### GOAL
Leave out the pictures, then reproduce the rest of the material exactly.

### MATERIAL PROVIDED
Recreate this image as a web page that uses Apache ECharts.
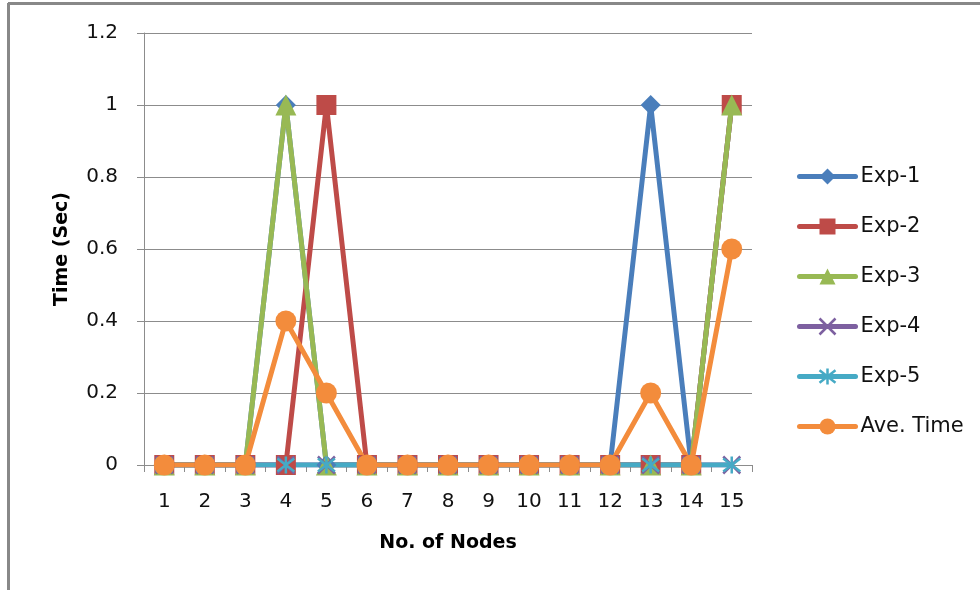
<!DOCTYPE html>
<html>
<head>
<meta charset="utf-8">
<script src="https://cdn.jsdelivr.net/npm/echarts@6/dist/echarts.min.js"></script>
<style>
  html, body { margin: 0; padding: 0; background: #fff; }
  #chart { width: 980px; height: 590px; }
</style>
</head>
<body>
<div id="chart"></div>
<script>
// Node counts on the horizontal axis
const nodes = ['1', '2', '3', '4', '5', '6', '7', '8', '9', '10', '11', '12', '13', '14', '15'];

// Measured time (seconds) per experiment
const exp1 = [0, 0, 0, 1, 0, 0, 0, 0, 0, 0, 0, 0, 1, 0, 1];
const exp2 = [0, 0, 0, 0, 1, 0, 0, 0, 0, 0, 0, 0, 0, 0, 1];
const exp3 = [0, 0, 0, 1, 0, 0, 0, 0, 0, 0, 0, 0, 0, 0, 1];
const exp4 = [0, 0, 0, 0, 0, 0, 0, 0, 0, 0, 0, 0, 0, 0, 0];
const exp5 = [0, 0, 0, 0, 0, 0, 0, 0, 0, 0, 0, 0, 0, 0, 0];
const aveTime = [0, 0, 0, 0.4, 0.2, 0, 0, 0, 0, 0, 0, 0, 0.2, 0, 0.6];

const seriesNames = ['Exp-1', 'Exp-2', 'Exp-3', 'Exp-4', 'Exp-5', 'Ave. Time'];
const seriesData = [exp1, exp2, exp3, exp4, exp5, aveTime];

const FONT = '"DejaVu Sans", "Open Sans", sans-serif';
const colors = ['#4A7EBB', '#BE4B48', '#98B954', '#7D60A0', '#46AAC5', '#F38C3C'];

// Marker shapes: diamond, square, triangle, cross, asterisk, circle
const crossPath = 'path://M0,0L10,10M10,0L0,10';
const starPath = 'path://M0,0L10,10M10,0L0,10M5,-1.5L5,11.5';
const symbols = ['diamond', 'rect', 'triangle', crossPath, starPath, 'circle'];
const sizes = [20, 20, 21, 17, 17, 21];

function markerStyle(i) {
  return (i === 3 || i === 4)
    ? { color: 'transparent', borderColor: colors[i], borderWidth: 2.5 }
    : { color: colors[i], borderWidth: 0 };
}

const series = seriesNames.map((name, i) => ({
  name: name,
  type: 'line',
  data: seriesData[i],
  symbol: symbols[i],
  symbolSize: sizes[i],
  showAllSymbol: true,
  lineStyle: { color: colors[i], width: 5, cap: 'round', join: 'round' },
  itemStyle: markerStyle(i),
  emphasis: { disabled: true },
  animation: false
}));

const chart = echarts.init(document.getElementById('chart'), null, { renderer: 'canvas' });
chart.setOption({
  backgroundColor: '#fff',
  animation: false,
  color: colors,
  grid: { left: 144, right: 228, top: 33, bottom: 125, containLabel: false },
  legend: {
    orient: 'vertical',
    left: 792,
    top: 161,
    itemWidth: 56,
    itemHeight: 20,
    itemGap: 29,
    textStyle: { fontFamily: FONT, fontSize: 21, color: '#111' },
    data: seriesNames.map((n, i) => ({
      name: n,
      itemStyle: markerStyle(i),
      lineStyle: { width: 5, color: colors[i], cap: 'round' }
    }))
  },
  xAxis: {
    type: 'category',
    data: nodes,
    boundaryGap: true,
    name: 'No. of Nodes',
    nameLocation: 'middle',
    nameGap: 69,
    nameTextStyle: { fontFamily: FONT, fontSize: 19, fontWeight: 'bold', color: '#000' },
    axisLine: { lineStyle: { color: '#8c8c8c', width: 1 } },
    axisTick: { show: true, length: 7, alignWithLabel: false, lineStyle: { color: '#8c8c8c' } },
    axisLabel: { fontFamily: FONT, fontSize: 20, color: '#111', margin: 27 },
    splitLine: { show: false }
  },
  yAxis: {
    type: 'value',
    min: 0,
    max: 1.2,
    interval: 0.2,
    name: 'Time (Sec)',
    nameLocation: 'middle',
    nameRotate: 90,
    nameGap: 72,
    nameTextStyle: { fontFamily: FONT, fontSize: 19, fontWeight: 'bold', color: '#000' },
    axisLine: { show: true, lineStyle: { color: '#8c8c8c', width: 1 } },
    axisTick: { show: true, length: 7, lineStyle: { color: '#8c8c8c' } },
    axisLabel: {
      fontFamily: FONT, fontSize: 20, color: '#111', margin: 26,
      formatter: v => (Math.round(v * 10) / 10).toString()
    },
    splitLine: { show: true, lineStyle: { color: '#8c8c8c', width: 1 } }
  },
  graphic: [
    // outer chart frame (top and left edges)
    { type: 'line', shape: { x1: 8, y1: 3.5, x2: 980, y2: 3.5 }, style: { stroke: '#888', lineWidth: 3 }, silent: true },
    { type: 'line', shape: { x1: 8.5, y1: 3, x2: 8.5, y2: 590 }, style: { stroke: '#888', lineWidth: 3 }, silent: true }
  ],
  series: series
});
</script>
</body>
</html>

### COMPLETED EXERCISE
Recreate this image as a web page that uses Apache ECharts.
<!DOCTYPE html>
<html>
<head>
<meta charset="utf-8">
<script src="https://cdn.jsdelivr.net/npm/echarts@6/dist/echarts.min.js"></script>
<style>
  html, body { margin: 0; padding: 0; background: #fff; }
  #chart { width: 980px; height: 590px; }
</style>
</head>
<body>
<div id="chart"></div>
<script>
// Node counts on the horizontal axis
const nodes = ['1', '2', '3', '4', '5', '6', '7', '8', '9', '10', '11', '12', '13', '14', '15'];

// Measured time (seconds) per experiment
const exp1 = [0, 0, 0, 1, 0, 0, 0, 0, 0, 0, 0, 0, 1, 0, 1];
const exp2 = [0, 0, 0, 0, 1, 0, 0, 0, 0, 0, 0, 0, 0, 0, 1];
const exp3 = [0, 0, 0, 1, 0, 0, 0, 0, 0, 0, 0, 0, 0, 0, 1];
const exp4 = [0, 0, 0, 0, 0, 0, 0, 0, 0, 0, 0, 0, 0, 0, 0];
const exp5 = [0, 0, 0, 0, 0, 0, 0, 0, 0, 0, 0, 0, 0, 0, 0];
const aveTime = [0, 0, 0, 0.4, 0.2, 0, 0, 0, 0, 0, 0, 0, 0.2, 0, 0.6];

const seriesNames = ['Exp-1', 'Exp-2', 'Exp-3', 'Exp-4', 'Exp-5', 'Ave. Time'];
const seriesData = [exp1, exp2, exp3, exp4, exp5, aveTime];

const FONT = '"DejaVu Sans", "Open Sans", sans-serif';
const colors = ['#4A7EBB', '#BE4B48', '#98B954', '#7D60A0', '#46AAC5', '#F38C3C'];

// Marker shapes: diamond, square, triangle, cross, asterisk, circle
const crossPath = 'path://M0,0L10,10M10,0L0,10';
const starPath = 'path://M0,0L10,10M10,0L0,10M5,-1.5L5,11.5';
const symbols = ['diamond', 'rect', 'triangle', crossPath, starPath, 'circle'];
const sizes = [20, 20, 21, 17, 17, 21];

function markerStyle(i) {
  return (i === 3 || i === 4)
    ? { color: 'transparent', borderColor: colors[i], borderWidth: 2.5 }
    : { color: colors[i], borderWidth: 0 };
}

const series = seriesNames.map((name, i) => ({
  name: name,
  type: 'line',
  data: seriesData[i],
  symbol: symbols[i],
  symbolSize: sizes[i],
  showAllSymbol: true,
  lineStyle: { color: colors[i], width: 5, cap: 'round', join: 'round' },
  itemStyle: markerStyle(i),
  emphasis: { disabled: true },
  animation: false
}));

const chart = echarts.init(document.getElementById('chart'), null, { renderer: 'canvas' });
chart.setOption({
  backgroundColor: '#fff',
  animation: false,
  color: colors,
  grid: { left: 144, right: 228, top: 33, bottom: 125, containLabel: false },
  legend: {
    orient: 'vertical',
    left: 792,
    top: 161,
    itemWidth: 56,
    itemHeight: 20,
    itemGap: 29,
    textStyle: { fontFamily: FONT, fontSize: 21, color: '#111' },
    data: seriesNames.map((n, i) => ({
      name: n,
      itemStyle: markerStyle(i),
      lineStyle: { width: 5, color: colors[i], cap: 'round' }
    }))
  },
  xAxis: {
    type: 'category',
    data: nodes,
    boundaryGap: true,
    name: 'No. of Nodes',
    nameLocation: 'middle',
    nameGap: 69,
    nameTextStyle: { fontFamily: FONT, fontSize: 19, fontWeight: 'bold', color: '#000' },
    axisLine: { lineStyle: { color: '#8c8c8c', width: 1 } },
    axisTick: { show: true, length: 7, alignWithLabel: false, lineStyle: { color: '#8c8c8c' } },
    axisLabel: { fontFamily: FONT, fontSize: 20, color: '#111', margin: 27 },
    splitLine: { show: false }
  },
  yAxis: {
    type: 'value',
    min: 0,
    max: 1.2,
    interval: 0.2,
    name: 'Time (Sec)',
    nameLocation: 'middle',
    nameRotate: 90,
    nameGap: 72,
    nameTextStyle: { fontFamily: FONT, fontSize: 19, fontWeight: 'bold', color: '#000' },
    axisLine: { show: true, lineStyle: { color: '#8c8c8c', width: 1 } },
    axisTick: { show: true, length: 7, lineStyle: { color: '#8c8c8c' } },
    axisLabel: {
      fontFamily: FONT, fontSize: 20, color: '#111', margin: 26,
      formatter: v => (Math.round(v * 10) / 10).toString()
    },
    splitLine: { show: true, lineStyle: { color: '#8c8c8c', width: 1 } }
  },
  graphic: [
    // outer chart frame (top and left edges)
    { type: 'line', shape: { x1: 8, y1: 3.5, x2: 980, y2: 3.5 }, style: { stroke: '#888', lineWidth: 3 }, silent: true },
    { type: 'line', shape: { x1: 8.5, y1: 3, x2: 8.5, y2: 590 }, style: { stroke: '#888', lineWidth: 3 }, silent: true }
  ],
  series: series
});
</script>
</body>
</html>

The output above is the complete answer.